Step 4: Writing Compelling Copy

Use the AIDA framework. Attention: headlines that promise a benefit ("Get More Bookings from Your Website") or ask a pointed question ("Is Your Website Costing You Customers?"). Interest: tell relatable stories and cite specific problems. A Durban restaurant owner does not care about "digital transformation" — they care about filling tables on a Tuesday night. Desire: specific benefits, social proof, and direct responses to common objections. Action: specific CTAs like "Get Your Free Quote" or "Book a Consultation" — not generic "Contact Us" buttons.

Step 5: SEO-Friendly Structure

Use a logical heading hierarchy (H1, then H2s, then H3s). Integrate keywords naturally — write for humans first, search engines second. Aim for appropriate content length: homepage 400-800 words, service pages 800-1,500 words, blog posts 1,200-2,500 words. Break up text with short paragraphs, bullet lists, and subheadings every 200-300 words.
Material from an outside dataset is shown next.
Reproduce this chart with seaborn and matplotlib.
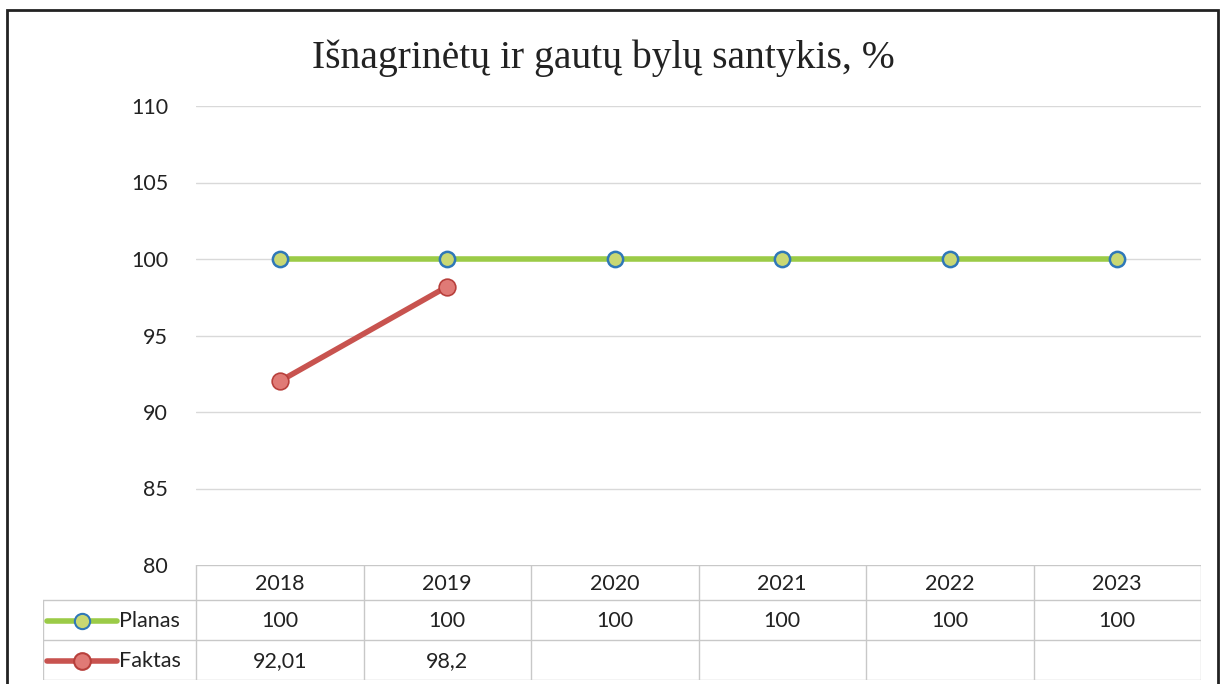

Content Types That Convert

  • Case Studies: Client background, problem, your solution, quantified results, and a direct testimonial quote
  • Testimonials: Specific results with the client's name, company, and photo. "They increased our online orders by 40% in three months" beats "great to work with" every time
  • FAQs: Address pricing, process, timeline, and common objections. FAQ sections also perform well for voice search and AI-generated answers
  • Educational Blog Posts: How-to guides, trend analyses, and comparisons. Target long-tail keywords your ideal customer is actually searching for

South African Small Business Examples

A Cape Town surf shop could publish seasonal content: "Best Beginner Surf Spots for Summer 2026" drives organic traffic and positions them as local experts. Service page copy should lead with the experience ("Stand up on your first lesson or your next one is free") not the logistics.

A Durban restaurant benefits from a regularly updated menu page (Google rewards freshness), location-specific content ("Best Curry in Durban CBD"), and a simple online booking CTA. Photos of actual dishes outperform stock photography every time.
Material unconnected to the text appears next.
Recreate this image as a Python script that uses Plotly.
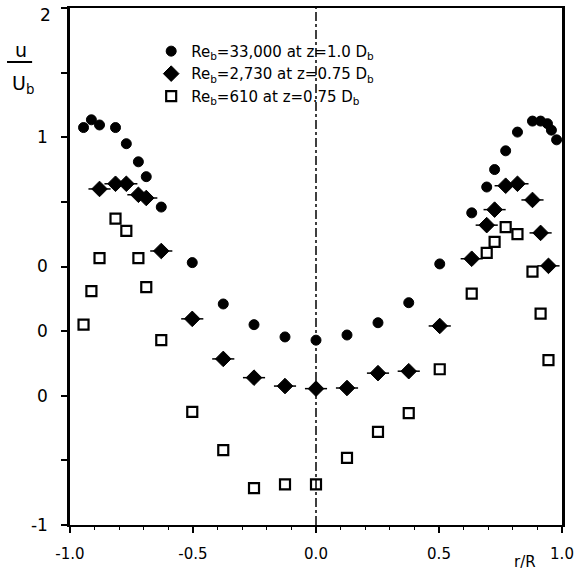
import plotly.graph_objects as go

# ---- data (r/R, y in axis units 0..8 as drawn) ----
r_hi = [-0.945, -0.913, -0.880, -0.815, -0.771, -0.722, -0.690, -0.629, -0.503, -0.377, -0.252, -0.126, 0.0,
        0.126, 0.252, 0.377, 0.503, 0.633, 0.694, 0.726, 0.771, 0.819, 0.880, 0.913, 0.941, 0.957, 0.978]
u_hi = [6.15, 6.27, 6.19, 6.15, 5.90, 5.62, 5.39, 4.92, 4.06, 3.42, 3.10, 2.91, 2.86,
        2.94, 3.13, 3.44, 4.04, 4.83, 5.23, 5.50, 5.79, 6.08, 6.25, 6.25, 6.21, 6.11, 5.96]

r_mid = [-0.880, -0.815, -0.771, -0.722, -0.690, -0.629, -0.503, -0.377, -0.252, -0.126, 0.0,
         0.126, 0.252, 0.377, 0.503, 0.633, 0.694, 0.726, 0.771, 0.819, 0.880, 0.913, 0.945]
u_mid = [5.20, 5.28, 5.28, 5.11, 5.06, 4.24, 3.19, 2.57, 2.28, 2.15, 2.11,
         2.12, 2.35, 2.38, 3.08, 4.12, 4.64, 4.88, 5.25, 5.28, 5.03, 4.52, 4.01]

r_lo = [-0.945, -0.913, -0.880, -0.815, -0.771, -0.722, -0.690, -0.629, -0.503, -0.377, -0.252, -0.126, 0.0,
        0.126, 0.252, 0.377, 0.503, 0.633, 0.694, 0.726, 0.771, 0.819, 0.880, 0.913, 0.945]
u_lo = [3.10, 3.62, 4.13, 4.74, 4.55, 4.13, 3.68, 2.86, 1.75, 1.16, 0.57, 0.63, 0.63,
        1.04, 1.44, 1.73, 2.41, 3.58, 4.21, 4.38, 4.61, 4.50, 3.92, 3.27, 2.55]

names = ["Re<sub>b</sub>=33,000 at z=1.0 D<sub>b</sub>",
         "Re<sub>b</sub>=2,730 at z=0.75 D<sub>b</sub>",
         "Re<sub>b</sub>=610 at z=0.75 D<sub>b</sub>"]

x_tickvals = [-1.0, -0.5, 0.0, 0.5, 1.0]
x_ticktext = ["-1.0", "-0.5", "0.0", "0.5", "1.0"]
y_tickvals = [0, 1, 2, 3, 4, 5, 6, 7, 8]
y_ticktext = ["-1", "", "0", "0", "0", "", "1", "", ""]
y_top_label = "2"   # label of the top tick, drawn just below the frame edge

FONT = "DejaVu Sans, Liberation Sans, Arial, sans-serif"

fig = go.Figure()
fig.add_trace(go.Scatter(x=r_hi, y=u_hi, mode="markers", name=names[0],
                         marker=dict(symbol="circle", size=10, color="black",
                                     line=dict(color="black", width=1))))
fig.add_trace(go.Scatter(x=r_mid, y=u_mid, mode="markers", name=names[1],
                         marker=dict(symbol="diamond", size=12, color="black",
                                     line=dict(color="black", width=1)),
                         error_x=dict(type="constant", value=0.045, width=0,
                                      thickness=1.5, color="black")))
fig.add_trace(go.Scatter(x=r_lo, y=u_lo, mode="markers", name=names[2],
                         marker=dict(symbol="square-open", size=10, color="black",
                                     line=dict(color="black", width=2.2))))

fig.add_vline(x=0, line=dict(color="black", width=1.5, dash="dashdot"))

fig.update_xaxes(range=[-1, 1], tickvals=x_tickvals, ticktext=x_ticktext, automargin=False,
                 showgrid=False, zeroline=False, showline=True, linecolor="black",
                 linewidth=2, mirror=True, ticks="outside", ticklen=6, tickwidth=1.5,
                 tickcolor="black", ticklabelstandoff=8, ticklabeloverflow="allow",
                 tickfont=dict(family=FONT, size=15, color="black"),
                 minor=dict(tickmode="linear", tick0=-1, dtick=0.1, ticks="outside",
                            ticklen=3, tickwidth=1, tickcolor="black"))
fig.update_yaxes(range=[0, 8], tickvals=y_tickvals, ticktext=y_ticktext, automargin=False,
                 showgrid=False, zeroline=False, showline=True, linecolor="black",
                 linewidth=2.5, mirror=True, ticks="outside", ticklen=6, tickwidth=2,
                 tickcolor="black", ticklabelstandoff=10, ticklabeloverflow="allow",
                 tickfont=dict(family=FONT, size=17, color="black"))

fig.add_annotation(text=y_top_label, xref="paper", yref="y", x=0, y=8,
                   xanchor="right", yanchor="middle", xshift=-17, yshift=-7,
                   showarrow=False, font=dict(family=FONT, size=17, color="black"))
fig.add_annotation(text="u", xref="paper", yref="paper", x=-0.1, y=0.919,
                   xanchor="center", yanchor="middle",
                   showarrow=False, font=dict(family=FONT, size=19, color="black"))
fig.add_shape(type="line", xref="paper", yref="paper", x0=-0.128, x1=-0.077,
              y0=0.8956, y1=0.8956, line=dict(color="black", width=2))
fig.add_annotation(text="U<sub>b</sub>", xref="paper", yref="paper", x=-0.095, y=0.852,
                   xanchor="center", yanchor="middle",
                   showarrow=False, font=dict(family=FONT, size=19, color="black"))
fig.add_annotation(text="r/R", xref="paper", yref="paper", x=0.925, y=-0.072,
                   xanchor="center", yanchor="middle",
                   showarrow=False, font=dict(family=FONT, size=15, color="black"))

fig.update_layout(width=578, height=576,
                  margin=dict(l=70, r=16, t=8, b=51),
                  plot_bgcolor="white", paper_bgcolor="white",
                  showlegend=True,
                  legend=dict(x=0.165, y=0.948, xanchor="left", yanchor="top",
                              bgcolor="rgba(0,0,0,0)", itemwidth=30, tracegroupgap=0,
                              font=dict(family=FONT, size=15, color="black")))

fig.write_html("out.html")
A Joburg consulting firm should publish thought leadership that demonstrates expertise: "3 Financial Mistakes Growing SMEs Make in Their First Year." The content does the selling so the sales call is just a formality.
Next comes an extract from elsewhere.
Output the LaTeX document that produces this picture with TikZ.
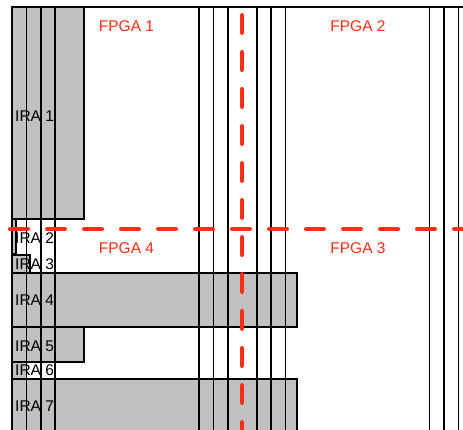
\documentclass[tikz,border=0pt]{standalone}
\usepackage{fontspec}
\setmainfont{Liberation Sans}
\definecolor{fpgared}{RGB}{255,45,18}
\definecolor{iragray}{RGB}{192,192,192}
\begin{document}
\begin{tikzpicture}[x=1pt,y=-1pt,
  irabox/.style={draw=black,line width=1.5pt,fill=iragray},
  colline/.style={draw=black,line width=1.5pt},
  cut/.style={draw=fpgared,line width=4.5pt,line cap=round,dash pattern=on 17.5pt off 19.5pt},
  fpgalabel/.style={text=fpgared,font=\fontsize{15.5}{15.5}\selectfont,inner sep=0pt},
  iralabel/.style={text=black,font=\fontsize{15.5}{15.5}\selectfont,inner sep=0pt,anchor=west}]
\useasboundingbox (0,0) rectangle (463,430);
% gray fills
\fill[iragray] (12,7) rectangle (84,219);
\fill[iragray] (12,219) rectangle (16,254);
\fill[iragray] (12,255) rectangle (30,273);
\fill[iragray] (12,273) rectangle (297,327);
\fill[iragray] (12,327) rectangle (84,362);
\fill[iragray] (12,362) rectangle (26.4,379);
\fill[iragray] (12,379) rectangle (297,434);
% column lines
\foreach \x in {26.4,40.8,55.2,199.2,213.6,228,256.8,271.2,285.6,429.6,444,458.4}
  \draw[colline] (\x,7) -- (\x,434);
% box outlines
\draw[irabox,fill=none] (12,7) rectangle (84,219);
\draw[irabox,fill=none] (12,219) rectangle (16,254);
\draw[irabox,fill=none] (12,255) rectangle (30,273);
\draw[irabox,fill=none] (12,273) rectangle (297,327);
\draw[irabox,fill=none] (12,327) rectangle (84,362);
\draw[irabox,fill=none] (12,362) rectangle (26.4,379);
\draw[irabox,fill=none] (12,379) rectangle (297,434);
% frame
\draw[black,line width=2pt] (12,434) -- (12,7) -- (465,7);
% labels
\node[iralabel] (ira1) at (15,116) {IRA 1};
\node[iralabel] (ira2) at (15,238) {IRA 2};
\node[iralabel] (ira3) at (15,264) {IRA 3};
\node[iralabel] (ira4) at (15,300) {IRA 4};
\node[iralabel] (ira5) at (15,346) {IRA 5};
\node[iralabel] (ira6) at (15,370) {IRA 6};
\node[iralabel] (ira7) at (15,406) {IRA 7};
% cut lines
\coordinate (hcs) at (10.25,229);
\coordinate (hce) at (475,229);
\coordinate (vcs) at (242,15.25);
\coordinate (vce) at (242,440);
\draw[cut] (hcs) -- (hce);
\draw[cut] (vcs) -- (vce);
\node[fpgalabel] (f1) at (126.5,26) {FPGA 1};
\node[fpgalabel] (f2) at (358,26) {FPGA 2};
\node[fpgalabel] (f4) at (126.5,248) {FPGA 4};
\node[fpgalabel] (f3) at (358,248) {FPGA 3};
\end{tikzpicture}
\end{document}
Content Maintenance and Refresh Cycles

Publishing content is only half the job. Stale content hurts your credibility and your search rankings. Set a realistic maintenance schedule based on content type.

  • Blog posts: Review monthly. Update statistics, fix broken links, refresh outdated advice. Republish with a new date when updates are substantial
  • Service pages: Review quarterly. Update pricing, add new testimonials, refine your process descriptions as your business evolves
  • Homepage: Review every 6-12 months. Your value proposition and featured work should reflect your current positioning
  • Portfolio and case studies: Add new ones quarterly. Archive projects that no longer represent your best work
  • FAQs: Update whenever you notice recurring questions from customers. Check quarterly at minimum
  • Contact and about pages: Update immediately when team members, contact details, or business information change

A good rule of thumb: if a page has not been touched in 12 months, it is overdue for a review. Set calendar reminders so maintenance does not fall through the cracks.

Measuring Content Performance

Track four categories. Traffic: organic, direct, and referral — which pages bring people in? Engagement: time on page, bounce rate, scroll depth — are people actually reading? Conversion: form submissions, phone calls, purchases — is the content driving action? SEO: keyword rankings, impressions, click-through rates — is your content visible in search?

Review traffic and conversion data monthly. Do a deeper content audit quarterly to identify underperforming pages. Run a full strategy review annually to make sure your content still matches your business goals and customer needs.